Notice: The reproducibility variables underlying each score are classified using an automated LLM-based pipeline, validated against a manually labeled dataset. LLM-based classification introduces uncertainty and potential bias; scores should be interpreted as estimates. Full accuracy metrics and methodology are described in [1].

$R^2$-Guard: Robust Reasoning Enabled LLM Guardrail via Knowledge-Enhanced Logical Reasoning

Authors: Mintong Kang, Bo Li

ICLR 2025 | Venue PDF | LLM Run Details

Reproducibility Variable Result LLM Response
Research Type Experimental Our evaluations across six benchmarks and comparisons with eleven advanced guardrail models reveal that (1) R2-Guard consistently outperforms SOTA guardrail models by a large margin, (2) R2-Guard empirically demonstrates remarkable resilience against four SOTA jailbreak attacks compared to other guardrail models
Researcher Affiliation Academia Mintong Kang & Bo Li University of Illinois at Urbana Champaign EMAIL
Pseudocode Yes Algorithm 1 Efficient logical inference of R2-Guard via probabilistic circuits (PCs)
Open Source Code Yes We provide the codes to reproduce the empirical results in the supplementary material.
Open Datasets Yes We evaluate R2-Guard on six safety datasets, including (1) five standard safety datasets (Open AI Mod (Markov et al., 2023),Toxic Chat (Lin et al., 2023), XSTest (Rรถttger et al., 2023), Overkill (Shi et al., 2024), Beaver Tails (Ji et al., 2024)) and (2) our novel safety dataset Twin Safety.
Dataset Splits No The paper mentions using "Adv Bench (Zou et al., 2023), which consists solely of unsafe prompts," and discusses "training sets for real learning" on Toxic Chat and Beaver Tails, but it does not specify exact split percentages or sample counts for training, validation, and test sets across all experiments.
Hardware Specification Yes We use one RTX A6000 to run all the experiments.
Software Dependencies No The text does not mention specific software names with version numbers for dependencies.
Experiment Setup Yes We keep the default prompt template and parameters in Llamaguard, Toxic Chat-T5, and Aegis models.

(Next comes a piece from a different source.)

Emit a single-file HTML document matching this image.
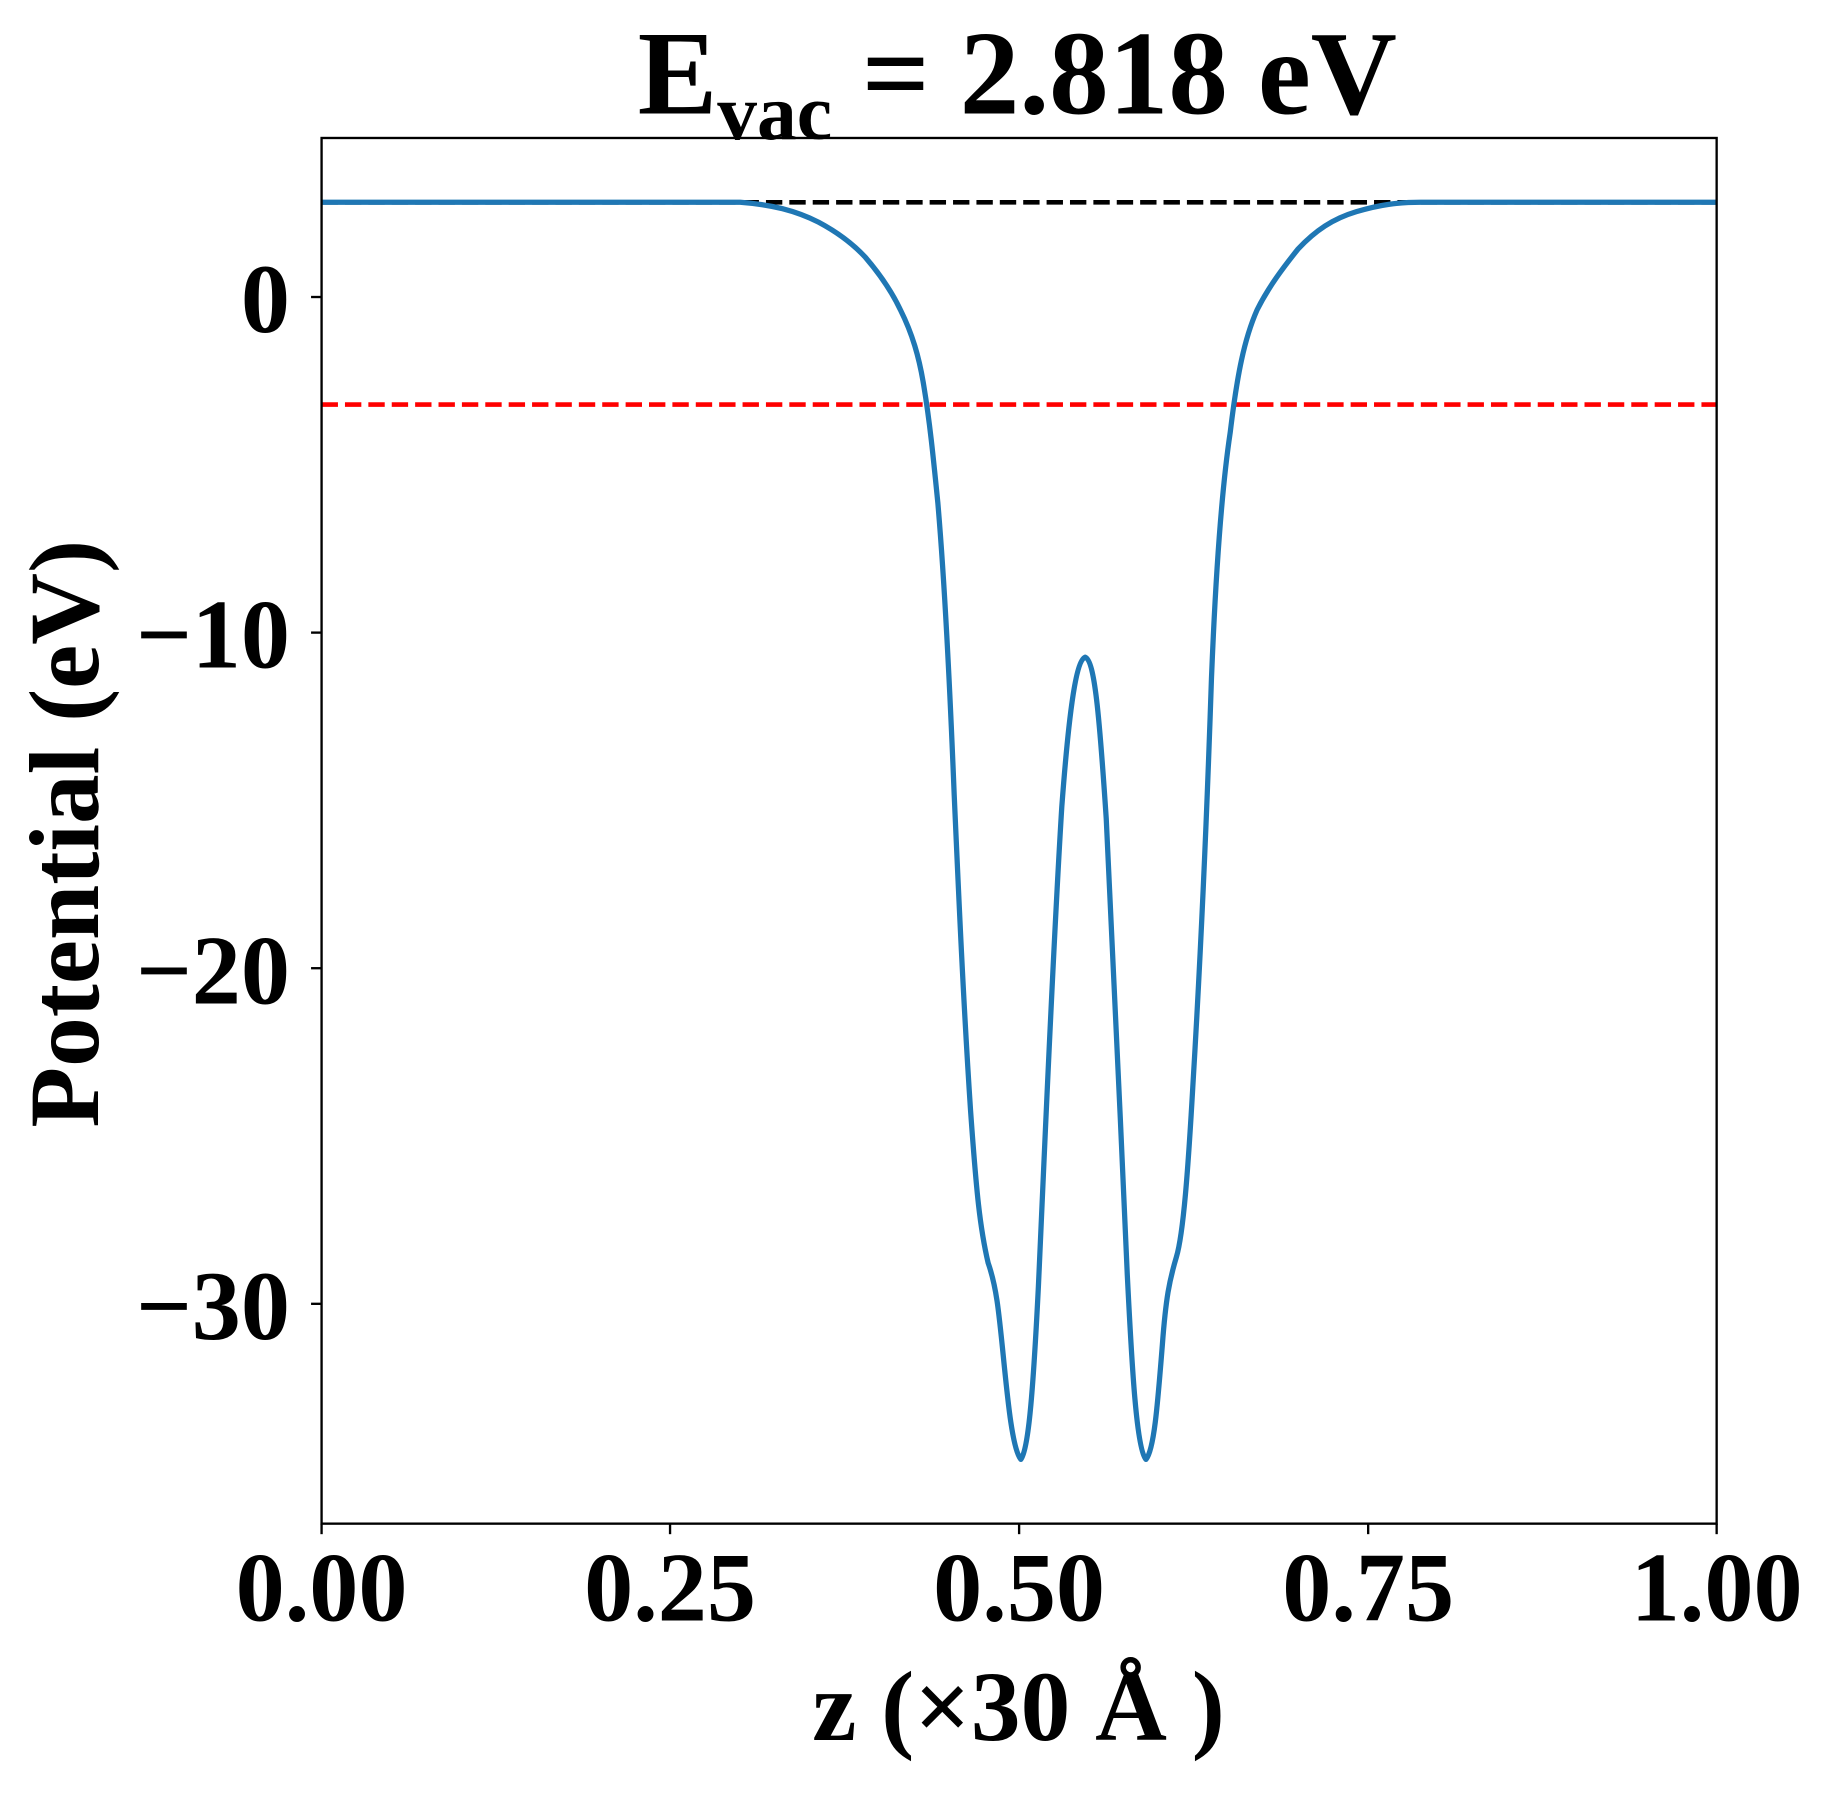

We use GPT-4o as the inference model for Co T and carefully select 3 representative examples from corresponding datasets and manually develop the reasoning process as demonstrations. We assign an unsafety label of 1 to an instance if the maximal category unsafety score exceeds 0.5... We then optimize the knowledge weights by minimizing the binary cross-entropy (BCE) loss... measure the unsafety detection rate (UDR), the portion of flagged unsafe prompts with threshold 0.5.